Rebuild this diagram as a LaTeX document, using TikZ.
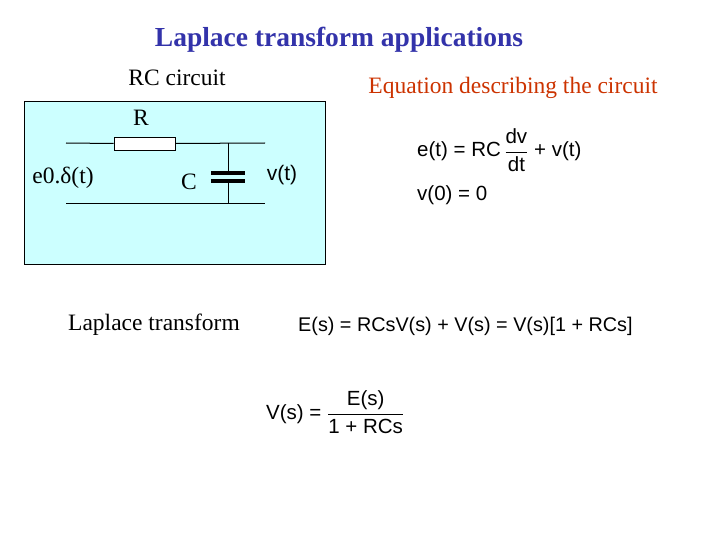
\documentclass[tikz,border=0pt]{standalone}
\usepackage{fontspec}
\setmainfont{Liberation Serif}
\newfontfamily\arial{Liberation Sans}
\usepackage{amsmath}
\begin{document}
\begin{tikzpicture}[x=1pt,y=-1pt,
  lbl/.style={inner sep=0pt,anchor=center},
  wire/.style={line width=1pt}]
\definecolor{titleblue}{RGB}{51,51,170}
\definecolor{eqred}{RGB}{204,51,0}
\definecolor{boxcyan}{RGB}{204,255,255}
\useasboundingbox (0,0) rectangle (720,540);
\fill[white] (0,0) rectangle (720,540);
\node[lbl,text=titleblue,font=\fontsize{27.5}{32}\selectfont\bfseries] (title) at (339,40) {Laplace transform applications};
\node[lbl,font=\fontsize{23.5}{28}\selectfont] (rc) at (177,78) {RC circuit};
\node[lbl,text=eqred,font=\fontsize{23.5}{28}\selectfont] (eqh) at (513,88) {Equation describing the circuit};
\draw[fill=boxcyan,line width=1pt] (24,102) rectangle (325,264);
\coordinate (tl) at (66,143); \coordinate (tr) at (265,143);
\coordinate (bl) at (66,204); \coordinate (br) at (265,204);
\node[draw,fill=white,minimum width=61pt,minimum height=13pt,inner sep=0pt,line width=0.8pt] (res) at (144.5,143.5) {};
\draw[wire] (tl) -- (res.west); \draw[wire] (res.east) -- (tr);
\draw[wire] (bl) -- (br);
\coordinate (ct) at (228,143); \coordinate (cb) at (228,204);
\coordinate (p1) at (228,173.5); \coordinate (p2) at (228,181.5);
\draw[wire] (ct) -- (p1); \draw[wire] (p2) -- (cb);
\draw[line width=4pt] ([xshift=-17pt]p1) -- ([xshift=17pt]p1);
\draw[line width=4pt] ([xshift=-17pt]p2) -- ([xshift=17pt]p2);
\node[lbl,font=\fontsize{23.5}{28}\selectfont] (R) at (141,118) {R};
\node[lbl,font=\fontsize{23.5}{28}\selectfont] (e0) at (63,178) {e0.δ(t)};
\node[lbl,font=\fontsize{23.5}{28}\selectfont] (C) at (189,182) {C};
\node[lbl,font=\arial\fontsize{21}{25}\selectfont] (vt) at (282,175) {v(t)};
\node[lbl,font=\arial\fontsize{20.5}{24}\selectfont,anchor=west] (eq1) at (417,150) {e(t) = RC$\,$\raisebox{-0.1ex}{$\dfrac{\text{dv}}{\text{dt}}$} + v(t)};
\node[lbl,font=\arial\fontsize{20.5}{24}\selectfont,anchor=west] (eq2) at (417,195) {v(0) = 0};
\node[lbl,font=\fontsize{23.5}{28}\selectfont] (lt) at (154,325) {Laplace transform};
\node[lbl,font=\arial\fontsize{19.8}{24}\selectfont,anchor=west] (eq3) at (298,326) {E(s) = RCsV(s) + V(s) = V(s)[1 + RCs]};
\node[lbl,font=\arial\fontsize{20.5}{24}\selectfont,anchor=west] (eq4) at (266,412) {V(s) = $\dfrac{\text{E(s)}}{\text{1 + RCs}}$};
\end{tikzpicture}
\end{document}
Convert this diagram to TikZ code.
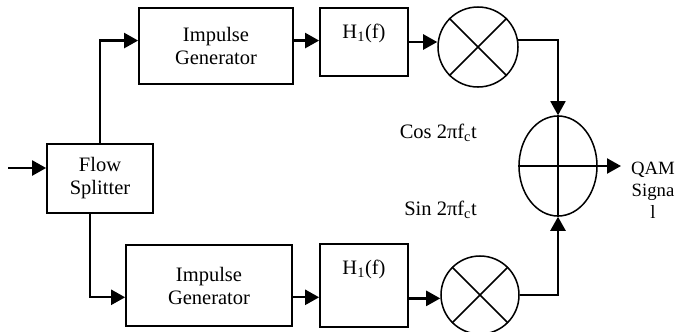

***

# [Short task]
The word "this" appears in how many lines of the records? Give the number only.

# [Task answer]
2